“The danger of civilization, of course, is that you will piss away your life on nonsense.” This is how Jim Harrison begins the first of three novellas that comprise The Beast God forgot to Invent. In this novella, which shares its title with the book, we watch as an aging collector tries to locate, in all senses of the word, a once wealthy young friend who is torn out of society by a horrific accident. It is in this discovery of a creature, reduced to little more than id, virile and brain-damaged, that we find a life so abundant, that it could not possibly exist in civilization.

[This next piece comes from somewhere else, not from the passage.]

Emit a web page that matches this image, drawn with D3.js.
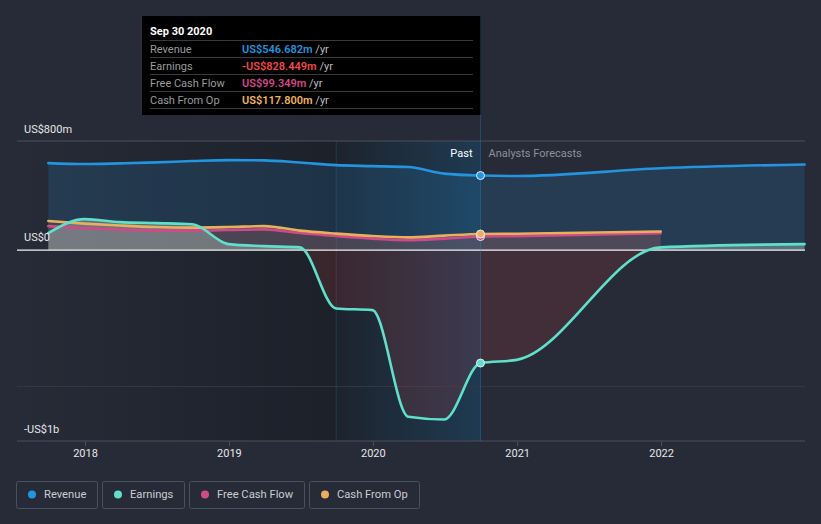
<!DOCTYPE html>
<html><head><meta charset="utf-8">
<script src="https://cdn.jsdelivr.net/npm/d3@7/dist/d3.min.js"></script>
<style>
html,body{margin:0;padding:0;background:#262b37;}
svg{display:block;font-family:Roboto,"Noto Sans",sans-serif;}
</style></head>
<body><svg id="c" width="821" height="524"></svg>
<script>
// ---- data ----
const pastDates = ["2017-09-30","2017-12-31","2018-03-31","2018-06-30","2018-09-30","2018-12-31","2019-03-31","2019-06-30","2019-09-30","2019-12-31","2020-03-31","2020-06-30","2020-09-30"];
const revenuePast  = [638, 631, 636, 643, 653, 660, 658, 642, 623, 616, 609, 561, 546.682];
const earningsPast = [125, 227, 205, 198, 190, 44, 29, 20, -428, -440, -1222, -1242, -828.449];
const fcfPast      = [176, 161, 150, 143, 143, 147, 152, 125, 103, 84, 73, 84, 99.349];
const cfoPast      = [213, 194, 180, 169, 165, 169, 176, 143, 121, 103, 93, 106, 117.8];
const forecastDates = ["2020-12-31","2021-12-31","2022-12-31"];
const revenueForecast  = [543, 600, 628];
const earningsForecast = [-805, 20, 44];
const fcfForecast      = [102, 124];
const cfoForecast      = [120, 136];
const yearTicks = ["2018","2019","2020","2021","2022"];
const yTickValues = [800, 0, -1000];
const yTickLabels = ["US$800m", "US$0", "-US$1b"];
const seriesNames = ["Revenue","Earnings","Free Cash Flow","Cash From Op"];
const seriesColors = ["#2394df","#5fe0cb","#cf4a8a","#eaaf5c"];
const tipDate = "Sep 30 2020";
const tipValues = ["US$546.682m","-US$828.449m","US$99.349m","US$117.800m"];
const tipColors = ["#2394df","#f04848","#d4478b","#f0b35c"];
const bandStart = "2019-09-30", nowDate = "2020-09-30";

const parse = d3.timeParse("%Y-%m-%d");
function build(dates, vals){ return vals.map((v,i)=>({d:parse(dates[i]), v})); }
const revenue = build(pastDates.concat(forecastDates), revenuePast.concat(revenueForecast));
const earnings = build(pastDates.concat(forecastDates), earningsPast.concat(earningsForecast));
const fcf = build(pastDates.concat(forecastDates), fcfPast.concat(fcfForecast));
const cfo = build(pastDates.concat(forecastDates), cfoPast.concat(cfoForecast));

const svg = d3.select("#c");
const L = 17, R = 805, T = 141, B = 441;
const x = d3.scaleTime().domain([parse("2018-01-01"), parse("2023-01-01")]).range([85, 805]);
const y = d3.scaleLinear().domain([-1400, 800]).range([B, T]);

const defs = svg.append("defs");
const g1 = defs.append("linearGradient").attr("id","pastGrad").attr("x1","0").attr("x2","1").attr("y1","0").attr("y2","0");
g1.append("stop").attr("offset","0").attr("stop-color","#000").attr("stop-opacity",0);
g1.append("stop").attr("offset","1").attr("stop-color","#000").attr("stop-opacity",0.25);
const g2 = defs.append("linearGradient").attr("id","bandGrad").attr("x1","0").attr("x2","1").attr("y1","0").attr("y2","0");
g2.append("stop").attr("offset","0").attr("stop-color","#2394df").attr("stop-opacity",0.02);
g2.append("stop").attr("offset","1").attr("stop-color","#2394df").attr("stop-opacity",0.22);
defs.append("clipPath").attr("id","clipPos").append("rect").attr("x",0).attr("y",0).attr("width",821).attr("height",y(0));
defs.append("clipPath").attr("id","clipNeg").append("rect").attr("x",0).attr("y",y(0)).attr("width",821).attr("height",524);

const xb = x(parse(bandStart)), xn = x(parse(nowDate));
// past darkening
svg.append("rect").attr("x",L).attr("y",T).attr("width",xb-L).attr("height",B-T).attr("fill","url(#pastGrad)");
svg.append("rect").attr("x",xb).attr("y",T).attr("width",xn-xb).attr("height",B-T).attr("fill","#000").attr("opacity",0.22);
svg.append("rect").attr("x",xb).attr("y",T).attr("width",xn-xb).attr("height",B-T).attr("fill","url(#bandGrad)");
svg.append("line").attr("x1",xb).attr("x2",xb).attr("y1",T).attr("y2",B).attr("stroke","#2394df").attr("stroke-opacity",0.22).attr("stroke-width",1);

// gridlines
svg.append("line").attr("x1",L).attr("x2",R).attr("y1",y(800)).attr("y2",y(800)).attr("stroke","#4a505c").attr("stroke-width",1);
svg.append("line").attr("x1",L).attr("x2",R).attr("y1",y(-1000)).attr("y2",y(-1000)).attr("stroke","#333946").attr("stroke-width",1);

const curve = d3.curveMonotoneX;
const area = d3.area().x(p=>x(p.d)).y0(y(0)).y1(p=>y(p.v)).curve(curve);
const line = d3.line().x(p=>x(p.d)).y(p=>y(p.v)).curve(curve);

svg.append("path").attr("d",area(revenue)).attr("fill","#2394df").attr("fill-opacity",0.16);
svg.append("path").attr("d",area(cfo)).attr("fill","#eaaf5c").attr("fill-opacity",0.12);
svg.append("path").attr("d",area(fcf)).attr("fill","#cf4a8a").attr("fill-opacity",0.12);
svg.append("path").attr("d",area(earnings)).attr("fill","#c8e0d4").attr("fill-opacity",0.33).attr("clip-path","url(#clipPos)");
svg.append("path").attr("d",area(earnings)).attr("fill","#e64141").attr("fill-opacity",0.15).attr("clip-path","url(#clipNeg)");

// axis line
svg.append("line").attr("x1",L).attr("x2",R).attr("y1",B).attr("y2",B).attr("stroke","#4a505c").attr("stroke-width",1);
// zero line
svg.append("line").attr("x1",L).attr("x2",R).attr("y1",y(0)).attr("y2",y(0)).attr("stroke","#f2f2f2").attr("stroke-width",1.3);

// now line
svg.append("line").attr("x1",xn).attr("x2",xn).attr("y1",16).attr("y2",B).attr("stroke","#2394df").attr("stroke-opacity",0.3).attr("stroke-width",1);

[[revenue,0],[fcf,2],[cfo,3],[earnings,1]].forEach(([s,i])=>{
  svg.append("path").attr("d",line(s)).attr("fill","none").attr("stroke",seriesColors[i]).attr("stroke-width",2.6).attr("stroke-linecap","round");
});

// markers at now
[[revenue,0],[earnings,1],[fcf,2],[cfo,3]].forEach(([s,i])=>{
  const p = s.find(q=>+q.d===+parse(nowDate));
  svg.append("circle").attr("cx",x(p.d)).attr("cy",y(p.v)).attr("r",4).attr("fill",seriesColors[i]).attr("stroke","#e8eef5").attr("stroke-width",1);
});

// y labels
yTickValues.forEach((v,i)=>{
  const yy = i===2 ? B-8 : (i===1 ? y(v)-9 : y(v)-8);
  svg.append("text").attr("x",24).attr("y",yy).attr("fill","#e6e6e6").attr("font-size",11).text(yTickLabels[i]);
});
// x ticks
const xAxis = svg.append("g").attr("transform",`translate(0,${B})`)
  .call(d3.axisBottom(x).tickValues(yearTicks.map(t=>parse(t+"-01-01"))).tickFormat(d3.timeFormat("%Y")).tickSize(5).tickPadding(3));
xAxis.select(".domain").remove();
xAxis.selectAll("line").attr("stroke","#4a505c");
xAxis.selectAll("text").attr("fill","#e6e6e6").attr("font-size",11).attr("font-family","Roboto,sans-serif");

// Past / forecast
svg.append("text").attr("x",xn-8).attr("y",157).attr("text-anchor","end").attr("fill","#ffffff").attr("font-size",11).text("Past");
svg.append("text").attr("x",xn+8).attr("y",157).attr("fill","#8b909a").attr("font-size",11).text("Analysts Forecasts");

// tooltip
const tip = svg.append("g");
tip.append("rect").attr("x",142).attr("y",16).attr("width",xn-142).attr("height",99).attr("fill","#000");
tip.append("text").attr("x",150).attr("y",35).attr("fill","#fff").attr("font-size",11).attr("font-weight","bold").text(tipDate);
seriesNames.forEach((n,i)=>{
  const ly = 40 + i*17;
  tip.append("line").attr("x1",150).attr("x2",473).attr("y1",ly+0.5).attr("y2",ly+0.5).attr("stroke","#3a3a3a");
  const ty = ly + 12.5;
  tip.append("text").attr("x",150).attr("y",ty).attr("fill","#9a9a9a").attr("font-size",11).text(n);
  const t = tip.append("text").attr("x",242).attr("y",ty).attr("font-size",11);
  t.append("tspan").attr("fill",tipColors[i]).attr("font-weight",600).text(tipValues[i]);
  t.append("tspan").attr("fill","#bdbdbd").text(" /yr");
});
tip.append("line").attr("x1",150).attr("x2",473).attr("y1",108.5).attr("y2",108.5).attr("stroke","#3a3a3a");

// legend
let lx = 16;
seriesNames.forEach((n,i)=>{
  const g = svg.append("g");
  const txt = g.append("text").attr("x",lx+28).attr("y",498).attr("fill","#c9ccd2").attr("font-size",11.2).text(n);
  const w = txt.node().getComputedTextLength();
  const bw = Math.round(w + 39);
  g.insert("rect","text").attr("x",lx+0.5).attr("y",481.5).attr("width",bw).attr("height",27).attr("rx",2).attr("fill","none").attr("stroke","#4a505c");
  g.append("circle").attr("cx",lx+16).attr("cy",494.5).attr("r",4).attr("fill",seriesColors[i]);
  lx += bw + 5;
});
</script></body></html>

In language that undulates between the humorous and the visceral, we are presented with characters caught in the constant metamorphosis of changing identity. In the last of the three stories, entitled I Forgot to Go to Spain, a quixotic biographer finds that he has squandered the dreams of his younger self, and finds himself barely recognizable. In a moment of introspection he ponders “The language I was using to describe myself to myself might be radically askew.”
Jim Harrison writes from a place of such prodigious life and reverence, that reading him is to swim once again in some childhood memory, suddenly uncomplicated, unmoored from the lives we have led.
Those interested may also wish to look into Jim Harrison’s other works which range from fiction (The Woman Lit by Fireflies, Julip) to poetry (Returning to Earth, The Theory & Practice of Rivers and New Poems) to essays (Just Before Dark).